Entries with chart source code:
▼

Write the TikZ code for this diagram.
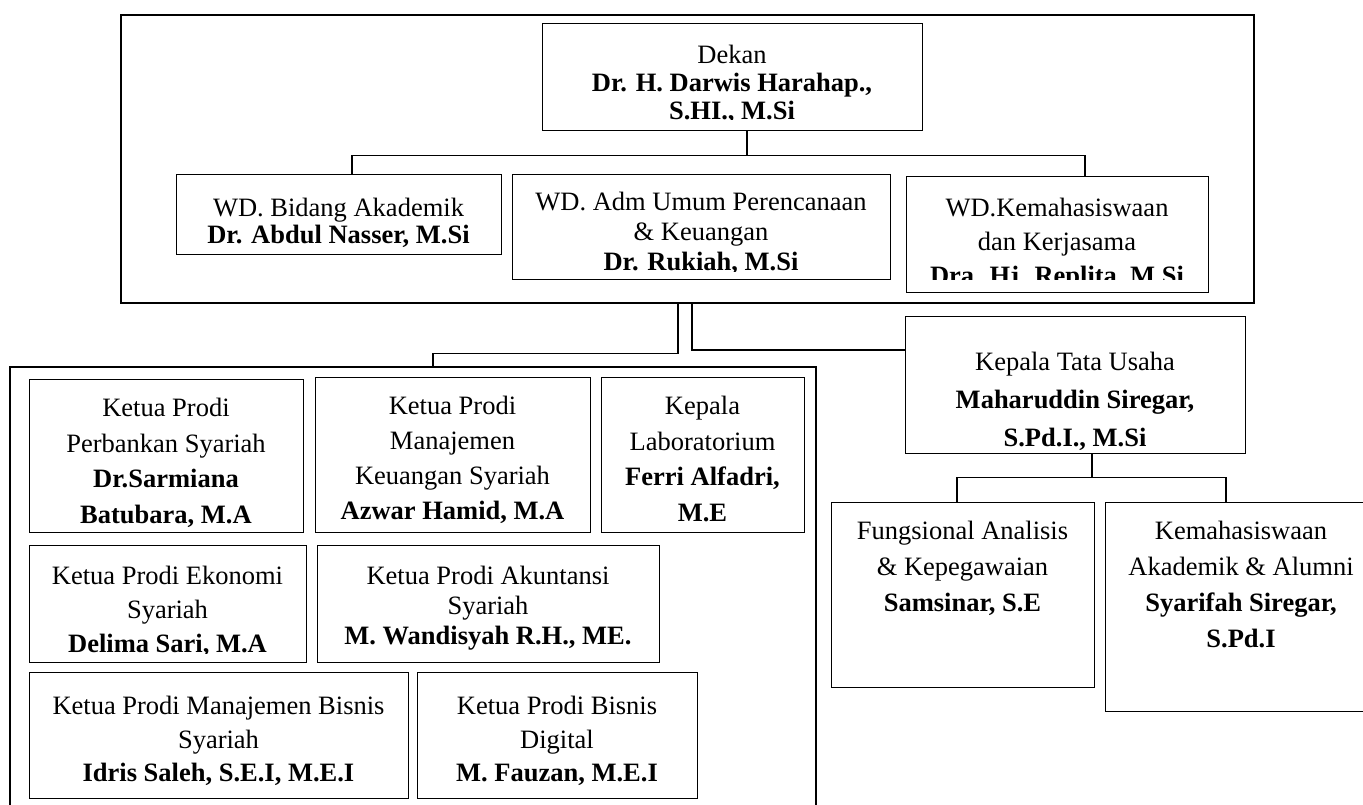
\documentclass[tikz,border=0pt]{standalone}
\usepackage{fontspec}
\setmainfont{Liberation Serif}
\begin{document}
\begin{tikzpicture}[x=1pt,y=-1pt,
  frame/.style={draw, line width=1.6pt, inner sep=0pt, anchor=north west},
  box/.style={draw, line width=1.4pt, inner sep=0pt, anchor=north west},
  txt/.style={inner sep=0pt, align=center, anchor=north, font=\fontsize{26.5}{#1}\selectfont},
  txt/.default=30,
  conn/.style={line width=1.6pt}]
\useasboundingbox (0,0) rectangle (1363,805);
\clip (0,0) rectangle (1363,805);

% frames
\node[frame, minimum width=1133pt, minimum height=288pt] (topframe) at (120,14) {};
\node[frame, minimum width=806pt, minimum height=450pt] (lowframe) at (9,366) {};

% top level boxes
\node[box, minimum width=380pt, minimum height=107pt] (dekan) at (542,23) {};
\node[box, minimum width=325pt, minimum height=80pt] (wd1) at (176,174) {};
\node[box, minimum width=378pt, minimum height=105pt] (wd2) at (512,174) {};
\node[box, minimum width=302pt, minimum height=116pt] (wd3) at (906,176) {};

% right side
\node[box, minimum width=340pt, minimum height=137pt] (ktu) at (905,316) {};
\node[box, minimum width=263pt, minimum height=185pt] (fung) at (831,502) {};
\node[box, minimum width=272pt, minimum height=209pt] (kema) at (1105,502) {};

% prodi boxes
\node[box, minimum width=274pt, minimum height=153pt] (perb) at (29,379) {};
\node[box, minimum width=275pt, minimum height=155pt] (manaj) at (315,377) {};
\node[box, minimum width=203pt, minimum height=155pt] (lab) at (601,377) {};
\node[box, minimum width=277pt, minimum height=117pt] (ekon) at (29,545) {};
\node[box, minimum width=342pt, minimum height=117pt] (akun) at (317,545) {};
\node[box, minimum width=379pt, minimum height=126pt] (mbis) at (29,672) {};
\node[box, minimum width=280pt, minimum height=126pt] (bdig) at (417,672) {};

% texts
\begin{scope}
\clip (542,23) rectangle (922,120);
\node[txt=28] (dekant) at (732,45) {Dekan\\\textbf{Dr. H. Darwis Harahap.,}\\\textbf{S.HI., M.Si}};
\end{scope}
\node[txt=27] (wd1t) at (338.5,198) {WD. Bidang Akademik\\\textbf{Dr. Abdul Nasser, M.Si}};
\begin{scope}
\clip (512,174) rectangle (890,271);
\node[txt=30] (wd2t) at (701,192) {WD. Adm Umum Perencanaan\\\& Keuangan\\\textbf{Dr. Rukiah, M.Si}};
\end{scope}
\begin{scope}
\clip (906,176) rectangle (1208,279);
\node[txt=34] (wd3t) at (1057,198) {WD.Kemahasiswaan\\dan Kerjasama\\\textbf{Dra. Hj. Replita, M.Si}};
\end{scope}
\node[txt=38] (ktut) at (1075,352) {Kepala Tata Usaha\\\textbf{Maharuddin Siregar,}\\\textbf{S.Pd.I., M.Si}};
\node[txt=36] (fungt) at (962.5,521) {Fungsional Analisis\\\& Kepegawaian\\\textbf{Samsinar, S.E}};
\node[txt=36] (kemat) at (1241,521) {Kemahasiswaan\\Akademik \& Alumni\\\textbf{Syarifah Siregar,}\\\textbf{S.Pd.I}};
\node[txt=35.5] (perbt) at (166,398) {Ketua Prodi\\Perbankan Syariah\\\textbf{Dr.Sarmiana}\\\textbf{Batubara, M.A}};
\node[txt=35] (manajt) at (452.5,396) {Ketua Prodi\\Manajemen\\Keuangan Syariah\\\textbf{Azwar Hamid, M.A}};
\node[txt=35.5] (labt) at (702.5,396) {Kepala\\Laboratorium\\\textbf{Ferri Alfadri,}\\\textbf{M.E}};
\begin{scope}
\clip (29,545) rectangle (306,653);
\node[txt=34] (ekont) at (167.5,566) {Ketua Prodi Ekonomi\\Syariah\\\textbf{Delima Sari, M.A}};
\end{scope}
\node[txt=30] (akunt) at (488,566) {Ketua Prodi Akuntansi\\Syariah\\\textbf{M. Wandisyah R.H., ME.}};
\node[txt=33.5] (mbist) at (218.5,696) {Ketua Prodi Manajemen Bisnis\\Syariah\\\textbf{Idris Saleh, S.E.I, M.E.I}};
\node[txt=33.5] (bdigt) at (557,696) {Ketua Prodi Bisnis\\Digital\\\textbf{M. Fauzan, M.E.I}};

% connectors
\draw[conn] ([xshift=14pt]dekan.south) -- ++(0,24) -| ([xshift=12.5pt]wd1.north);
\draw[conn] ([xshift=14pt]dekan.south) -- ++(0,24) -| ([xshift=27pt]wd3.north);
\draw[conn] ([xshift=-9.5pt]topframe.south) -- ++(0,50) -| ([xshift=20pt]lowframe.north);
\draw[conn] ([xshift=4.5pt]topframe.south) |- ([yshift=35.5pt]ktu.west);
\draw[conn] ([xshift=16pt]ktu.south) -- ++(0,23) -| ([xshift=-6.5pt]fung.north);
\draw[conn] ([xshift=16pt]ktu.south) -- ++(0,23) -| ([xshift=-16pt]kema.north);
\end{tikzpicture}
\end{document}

▲
▼

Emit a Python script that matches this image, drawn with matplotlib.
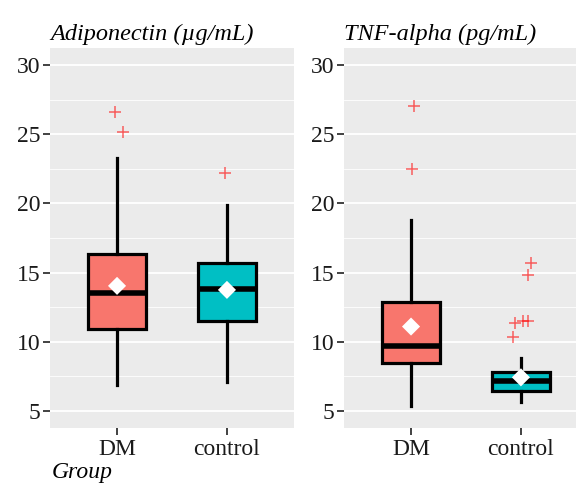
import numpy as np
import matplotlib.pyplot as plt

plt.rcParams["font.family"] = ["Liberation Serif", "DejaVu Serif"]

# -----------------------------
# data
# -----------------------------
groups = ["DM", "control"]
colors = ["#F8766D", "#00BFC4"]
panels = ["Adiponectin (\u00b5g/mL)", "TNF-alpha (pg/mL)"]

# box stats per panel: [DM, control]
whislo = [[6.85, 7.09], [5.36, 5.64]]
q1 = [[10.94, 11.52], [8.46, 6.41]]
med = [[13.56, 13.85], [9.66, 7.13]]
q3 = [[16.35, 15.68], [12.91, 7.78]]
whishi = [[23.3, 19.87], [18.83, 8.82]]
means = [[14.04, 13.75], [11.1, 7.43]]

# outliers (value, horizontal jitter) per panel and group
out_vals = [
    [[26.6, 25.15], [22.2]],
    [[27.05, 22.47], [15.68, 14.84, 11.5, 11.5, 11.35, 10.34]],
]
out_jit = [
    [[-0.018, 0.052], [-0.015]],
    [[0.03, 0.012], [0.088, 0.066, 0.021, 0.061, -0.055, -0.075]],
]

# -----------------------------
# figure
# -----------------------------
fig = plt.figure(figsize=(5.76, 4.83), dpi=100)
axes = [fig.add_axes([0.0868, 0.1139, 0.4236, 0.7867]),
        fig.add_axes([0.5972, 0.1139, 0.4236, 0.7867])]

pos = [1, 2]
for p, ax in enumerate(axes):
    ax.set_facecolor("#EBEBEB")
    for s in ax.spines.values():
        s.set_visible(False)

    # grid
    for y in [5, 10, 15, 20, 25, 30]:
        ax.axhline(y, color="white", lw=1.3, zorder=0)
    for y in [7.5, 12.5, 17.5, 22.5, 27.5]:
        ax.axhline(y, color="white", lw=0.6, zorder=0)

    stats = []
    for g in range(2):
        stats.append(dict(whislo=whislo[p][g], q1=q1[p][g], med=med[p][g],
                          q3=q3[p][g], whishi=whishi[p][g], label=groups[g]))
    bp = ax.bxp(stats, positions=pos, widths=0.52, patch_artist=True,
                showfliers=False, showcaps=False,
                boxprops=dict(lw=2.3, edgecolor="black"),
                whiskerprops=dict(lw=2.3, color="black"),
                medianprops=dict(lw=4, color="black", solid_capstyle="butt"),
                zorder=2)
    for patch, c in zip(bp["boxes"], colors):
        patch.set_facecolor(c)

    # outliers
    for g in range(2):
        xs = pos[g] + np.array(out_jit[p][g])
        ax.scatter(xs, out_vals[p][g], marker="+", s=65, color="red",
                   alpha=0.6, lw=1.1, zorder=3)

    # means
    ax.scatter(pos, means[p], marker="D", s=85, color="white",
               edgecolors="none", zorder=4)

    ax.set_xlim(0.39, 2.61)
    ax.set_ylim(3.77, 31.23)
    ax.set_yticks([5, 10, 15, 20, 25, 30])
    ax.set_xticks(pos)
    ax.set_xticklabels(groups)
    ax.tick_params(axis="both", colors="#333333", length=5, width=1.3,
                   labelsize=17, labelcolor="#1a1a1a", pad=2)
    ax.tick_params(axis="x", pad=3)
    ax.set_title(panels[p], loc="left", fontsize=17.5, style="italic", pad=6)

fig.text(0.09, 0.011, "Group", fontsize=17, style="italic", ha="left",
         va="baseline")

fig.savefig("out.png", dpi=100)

▲
▼

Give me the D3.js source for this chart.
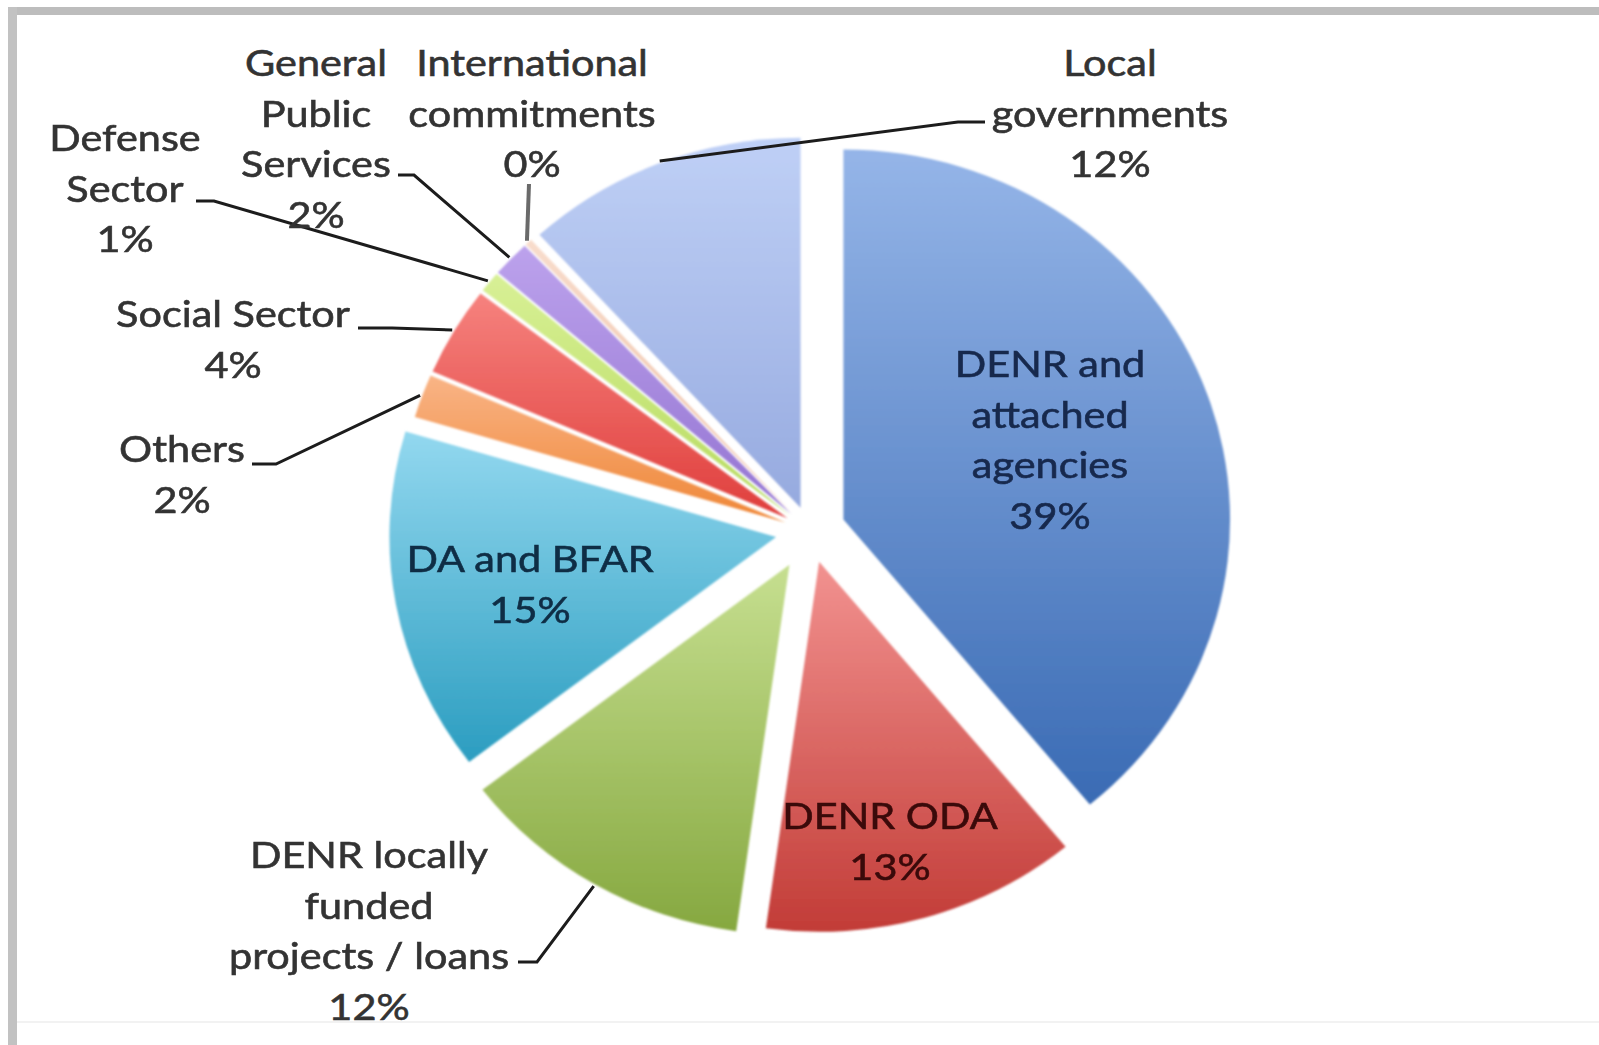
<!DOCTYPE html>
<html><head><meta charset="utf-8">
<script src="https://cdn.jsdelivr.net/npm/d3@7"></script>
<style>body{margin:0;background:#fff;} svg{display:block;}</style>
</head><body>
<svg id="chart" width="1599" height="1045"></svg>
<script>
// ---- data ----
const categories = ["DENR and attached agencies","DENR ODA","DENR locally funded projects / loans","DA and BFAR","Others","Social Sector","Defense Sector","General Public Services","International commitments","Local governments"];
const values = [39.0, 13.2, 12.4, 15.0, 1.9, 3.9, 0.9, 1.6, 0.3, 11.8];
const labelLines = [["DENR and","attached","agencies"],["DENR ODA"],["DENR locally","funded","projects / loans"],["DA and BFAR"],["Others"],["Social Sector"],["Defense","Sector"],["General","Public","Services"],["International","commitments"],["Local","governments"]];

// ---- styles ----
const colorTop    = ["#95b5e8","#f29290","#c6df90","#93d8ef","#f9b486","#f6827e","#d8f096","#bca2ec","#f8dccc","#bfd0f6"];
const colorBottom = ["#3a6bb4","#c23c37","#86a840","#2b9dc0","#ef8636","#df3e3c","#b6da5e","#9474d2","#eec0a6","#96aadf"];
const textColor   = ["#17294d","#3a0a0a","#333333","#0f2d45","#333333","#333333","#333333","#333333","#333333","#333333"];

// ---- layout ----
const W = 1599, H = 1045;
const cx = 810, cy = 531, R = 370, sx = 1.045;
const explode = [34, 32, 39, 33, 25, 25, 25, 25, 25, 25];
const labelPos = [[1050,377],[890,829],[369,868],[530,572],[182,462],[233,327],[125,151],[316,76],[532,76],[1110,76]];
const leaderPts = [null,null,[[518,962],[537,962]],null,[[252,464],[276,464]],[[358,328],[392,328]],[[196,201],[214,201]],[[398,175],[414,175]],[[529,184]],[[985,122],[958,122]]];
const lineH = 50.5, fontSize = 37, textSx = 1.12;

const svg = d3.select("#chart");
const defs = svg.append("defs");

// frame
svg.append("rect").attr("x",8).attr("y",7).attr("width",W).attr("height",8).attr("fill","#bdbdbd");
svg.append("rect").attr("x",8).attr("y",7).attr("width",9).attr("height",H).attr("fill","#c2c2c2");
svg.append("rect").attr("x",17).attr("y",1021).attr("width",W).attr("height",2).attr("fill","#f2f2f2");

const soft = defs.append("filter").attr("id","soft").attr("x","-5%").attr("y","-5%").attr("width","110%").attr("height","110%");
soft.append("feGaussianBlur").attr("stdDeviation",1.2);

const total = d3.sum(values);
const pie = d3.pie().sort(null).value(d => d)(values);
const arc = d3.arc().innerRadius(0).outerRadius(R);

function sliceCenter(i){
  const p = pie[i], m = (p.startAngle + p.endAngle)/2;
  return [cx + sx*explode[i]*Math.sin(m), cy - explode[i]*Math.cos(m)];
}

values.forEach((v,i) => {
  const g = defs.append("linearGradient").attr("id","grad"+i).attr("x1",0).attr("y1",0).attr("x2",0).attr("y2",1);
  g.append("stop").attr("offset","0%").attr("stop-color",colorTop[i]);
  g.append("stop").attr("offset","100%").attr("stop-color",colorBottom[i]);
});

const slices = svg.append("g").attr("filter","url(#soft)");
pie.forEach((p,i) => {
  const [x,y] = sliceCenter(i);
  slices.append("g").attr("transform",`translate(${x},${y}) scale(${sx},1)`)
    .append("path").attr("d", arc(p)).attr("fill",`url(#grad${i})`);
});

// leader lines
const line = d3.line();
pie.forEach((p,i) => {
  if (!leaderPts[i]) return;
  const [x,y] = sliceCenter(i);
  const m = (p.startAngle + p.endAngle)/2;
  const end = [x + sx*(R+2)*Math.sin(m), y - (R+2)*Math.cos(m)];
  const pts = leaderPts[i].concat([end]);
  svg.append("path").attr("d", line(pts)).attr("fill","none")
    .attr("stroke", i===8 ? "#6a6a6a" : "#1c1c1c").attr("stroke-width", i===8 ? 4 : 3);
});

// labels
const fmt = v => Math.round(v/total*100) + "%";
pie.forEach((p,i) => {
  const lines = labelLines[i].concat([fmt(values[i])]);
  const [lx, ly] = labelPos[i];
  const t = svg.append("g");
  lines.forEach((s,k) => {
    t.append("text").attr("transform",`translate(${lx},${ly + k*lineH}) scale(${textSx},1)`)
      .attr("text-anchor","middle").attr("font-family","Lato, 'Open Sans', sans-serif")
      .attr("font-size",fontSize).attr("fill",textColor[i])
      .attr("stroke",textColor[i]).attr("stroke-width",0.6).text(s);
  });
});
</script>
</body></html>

▲

In the entries above, find the line that contains "Write the TikZ code for this diagram." and the line that contains "minimum width=806pt, minimum". Reproduce exactly those two lines and every line between them, but not the pictures.

## Output below
Write the TikZ code for this diagram.
\documentclass[tikz,border=0pt]{standalone}
\usepackage{fontspec}
\setmainfont{Liberation Serif}
\begin{document}
\begin{tikzpicture}[x=1pt,y=-1pt,
  frame/.style={draw, line width=1.6pt, inner sep=0pt, anchor=north west},
  box/.style={draw, line width=1.4pt, inner sep=0pt, anchor=north west},
  txt/.style={inner sep=0pt, align=center, anchor=north, font=\fontsize{26.5}{#1}\selectfont},
  txt/.default=30,
  conn/.style={line width=1.6pt}]
\useasboundingbox (0,0) rectangle (1363,805);
\clip (0,0) rectangle (1363,805);

% frames
\node[frame, minimum width=1133pt, minimum height=288pt] (topframe) at (120,14) {};
\node[frame, minimum width=806pt, minimum height=450pt] (lowframe) at (9,366) {};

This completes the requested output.